— Begin —
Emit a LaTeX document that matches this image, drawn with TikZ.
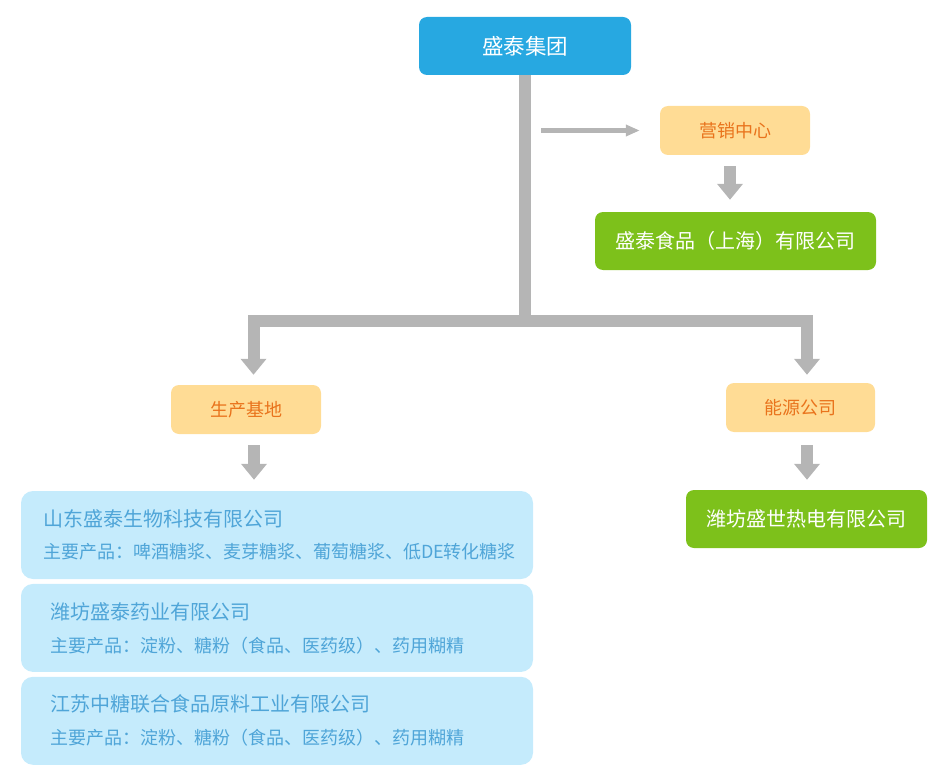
\documentclass[tikz,border=0pt]{standalone}
\usepackage{fontspec}
\setmainfont{Noto Sans CJK SC}
\usetikzlibrary{arrows.meta,positioning,calc}

\definecolor{topblue}{HTML}{27A8E1}
\definecolor{orangefill}{HTML}{FFDC95}
\definecolor{orangetext}{HTML}{E9731C}
\definecolor{leafgreen}{HTML}{7DC11B}
\definecolor{paleblue}{HTML}{C5EBFC}
\definecolor{paletext}{HTML}{4FA5D8}
\definecolor{arrowgray}{HTML}{B5B5B5}

\begin{document}
\begin{tikzpicture}[x=1pt,y=-1pt]
        \tikzstyle{every node}=[inner sep=0pt]
        \tikzstyle{topbox}=[rectangle,rounded corners=8pt,fill=topblue,text=white,minimum width=212pt,minimum height=58pt,font=\fontsize{21.5}{24}\selectfont]
        \tikzstyle{orangebox}=[rectangle,rounded corners=8pt,fill=orangefill,text=orangetext,minimum width=150pt,minimum height=49pt,font=\fontsize{18}{20}\selectfont]
        \tikzstyle{greenbox}=[rectangle,rounded corners=8pt,fill=leafgreen,text=white,minimum height=58pt,font=\fontsize{20}{22}\selectfont]
        \tikzstyle{bluebox}=[rectangle,rounded corners=12pt,fill=paleblue,minimum width=512pt,minimum height=88pt]
        \tikzstyle{titletext}=[anchor=west,text=paletext,font=\fontsize{20}{22}\selectfont]
        \tikzstyle{itemtext}=[anchor=west,text=paletext,font=\fontsize{18}{20}\selectfont]
        \tikzstyle{blockarr}=[draw=arrowgray,line width=12.5pt,-{Triangle[width=25pt,length=16pt]}]
        \tikzstyle{thinarr}=[draw=arrowgray,line width=4.5pt,-{Triangle[width=11pt,length=14pt]}]

        \useasboundingbox (0,0) rectangle (948,781);

        %%% Top
        \node[topbox] (group) at (525,46) {盛泰集团};
        \node[orangebox] (mkt) at (735,130.5) {营销中心};
        \node[greenbox,minimum width=281pt] (shfood) at (735.5,241) {盛泰食品（上海）有限公司};

        %%% Middle
        \node[orangebox] (prod) at (246,409.5) {生产基地};
        \node[orangebox,minimum width=149pt] (energy) at (800.5,407.5) {能源公司};
        \node[greenbox,minimum width=241pt] (wfpower) at (806.5,519) {潍坊盛世热电有限公司};

        %%% Bottom
        \node[bluebox] (sdbio) at (277,535) {};
        \node[bluebox,below=4.5pt of sdbio] (wfpharma) {};
        \node[bluebox,below=4.5pt of wfpharma] (jszt) {};

        \node[titletext] (sdname) at ($(sdbio.west)+(22,-16)$) {山东盛泰生物科技有限公司};
        \node[itemtext] (sditems) at ($(sdbio.west)+(22,17)$) {主要产品：啤酒糖浆、麦芽糖浆、葡萄糖浆、低DE转化糖浆};
        \node[titletext] (wfname) at ($(wfpharma.west)+(29,-16)$) {潍坊盛泰药业有限公司};
        \node[itemtext] (wfitems) at ($(wfpharma.west)+(29,18)$) {主要产品：淀粉、糖粉（食品、医药级）、药用糊精};
        \node[titletext] (jsname) at ($(jszt.west)+(29,-17)$) {江苏中糖联合食品原料工业有限公司};
        \node[itemtext] (jsitems) at ($(jszt.west)+(29,17)$) {主要产品：淀粉、糖粉（食品、医药级）、药用糊精};

        %%% Connectors
        \coordinate (jn) at (525,320.5);
        \coordinate (mktarr) at ($(mkt.south)+(-5,0)$);
        \coordinate (prodarr) at ($(prod.south)+(8,0)$);
        \coordinate (energyarr) at ($(energy.south)+(6.5,0)$);

        \draw[draw=arrowgray,line width=12pt] (group.south) -- (jn);
        \draw[thinarr] ($(jn |- mkt.west)+(16,0)$) -- ($(mkt.west)+(-20,0)$);
        \draw[blockarr,line width=12pt] (jn) -| ($(prod.north)+(7.5,-10)$);
        \draw[blockarr,line width=12pt] (jn) -| ($(energy.north)+(6.5,-8)$);
        \draw[blockarr,shorten <=11pt,shorten >=12pt] (mktarr) -- (mktarr |- shfood.north);
        \draw[blockarr,shorten <=11pt,shorten >=11pt] (prodarr) -- (prodarr |- sdbio.north);
        \draw[blockarr,shorten <=13pt,shorten >=10pt] (energyarr) -- (energyarr |- wfpower.north);
\end{tikzpicture}
\end{document}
— End —
# Given exercise
Copy the material above exactly and drop the pictures.

# Task answer
Emit a LaTeX document that matches this image, drawn with TikZ.
\documentclass[tikz,border=0pt]{standalone}
\usepackage{fontspec}
\setmainfont{Noto Sans CJK SC}
\usetikzlibrary{arrows.meta,positioning,calc}

\definecolor{topblue}{HTML}{27A8E1}
\definecolor{orangefill}{HTML}{FFDC95}
\definecolor{orangetext}{HTML}{E9731C}
\definecolor{leafgreen}{HTML}{7DC11B}
\definecolor{paleblue}{HTML}{C5EBFC}
\definecolor{paletext}{HTML}{4FA5D8}
\definecolor{arrowgray}{HTML}{B5B5B5}

\begin{document}
\begin{tikzpicture}[x=1pt,y=-1pt]
        \tikzstyle{every node}=[inner sep=0pt]
        \tikzstyle{topbox}=[rectangle,rounded corners=8pt,fill=topblue,text=white,minimum width=212pt,minimum height=58pt,font=\fontsize{21.5}{24}\selectfont]
        \tikzstyle{orangebox}=[rectangle,rounded corners=8pt,fill=orangefill,text=orangetext,minimum width=150pt,minimum height=49pt,font=\fontsize{18}{20}\selectfont]
        \tikzstyle{greenbox}=[rectangle,rounded corners=8pt,fill=leafgreen,text=white,minimum height=58pt,font=\fontsize{20}{22}\selectfont]
        \tikzstyle{bluebox}=[rectangle,rounded corners=12pt,fill=paleblue,minimum width=512pt,minimum height=88pt]
        \tikzstyle{titletext}=[anchor=west,text=paletext,font=\fontsize{20}{22}\selectfont]
        \tikzstyle{itemtext}=[anchor=west,text=paletext,font=\fontsize{18}{20}\selectfont]
        \tikzstyle{blockarr}=[draw=arrowgray,line width=12.5pt,-{Triangle[width=25pt,length=16pt]}]
        \tikzstyle{thinarr}=[draw=arrowgray,line width=4.5pt,-{Triangle[width=11pt,length=14pt]}]

        \useasboundingbox (0,0) rectangle (948,781);

        %%% Top
        \node[topbox] (group) at (525,46) {盛泰集团};
        \node[orangebox] (mkt) at (735,130.5) {营销中心};
        \node[greenbox,minimum width=281pt] (shfood) at (735.5,241) {盛泰食品（上海）有限公司};

        %%% Middle
        \node[orangebox] (prod) at (246,409.5) {生产基地};
        \node[orangebox,minimum width=149pt] (energy) at (800.5,407.5) {能源公司};
        \node[greenbox,minimum width=241pt] (wfpower) at (806.5,519) {潍坊盛世热电有限公司};

        %%% Bottom
        \node[bluebox] (sdbio) at (277,535) {};
        \node[bluebox,below=4.5pt of sdbio] (wfpharma) {};
        \node[bluebox,below=4.5pt of wfpharma] (jszt) {};

        \node[titletext] (sdname) at ($(sdbio.west)+(22,-16)$) {山东盛泰生物科技有限公司};
        \node[itemtext] (sditems) at ($(sdbio.west)+(22,17)$) {主要产品：啤酒糖浆、麦芽糖浆、葡萄糖浆、低DE转化糖浆};
        \node[titletext] (wfname) at ($(wfpharma.west)+(29,-16)$) {潍坊盛泰药业有限公司};
        \node[itemtext] (wfitems) at ($(wfpharma.west)+(29,18)$) {主要产品：淀粉、糖粉（食品、医药级）、药用糊精};
        \node[titletext] (jsname) at ($(jszt.west)+(29,-17)$) {江苏中糖联合食品原料工业有限公司};
        \node[itemtext] (jsitems) at ($(jszt.west)+(29,17)$) {主要产品：淀粉、糖粉（食品、医药级）、药用糊精};

        %%% Connectors
        \coordinate (jn) at (525,320.5);
        \coordinate (mktarr) at ($(mkt.south)+(-5,0)$);
        \coordinate (prodarr) at ($(prod.south)+(8,0)$);
        \coordinate (energyarr) at ($(energy.south)+(6.5,0)$);

        \draw[draw=arrowgray,line width=12pt] (group.south) -- (jn);
        \draw[thinarr] ($(jn |- mkt.west)+(16,0)$) -- ($(mkt.west)+(-20,0)$);
        \draw[blockarr,line width=12pt] (jn) -| ($(prod.north)+(7.5,-10)$);
        \draw[blockarr,line width=12pt] (jn) -| ($(energy.north)+(6.5,-8)$);
        \draw[blockarr,shorten <=11pt,shorten >=12pt] (mktarr) -- (mktarr |- shfood.north);
        \draw[blockarr,shorten <=11pt,shorten >=11pt] (prodarr) -- (prodarr |- sdbio.north);
        \draw[blockarr,shorten <=13pt,shorten >=10pt] (energyarr) -- (energyarr |- wfpower.north);
\end{tikzpicture}
\end{document}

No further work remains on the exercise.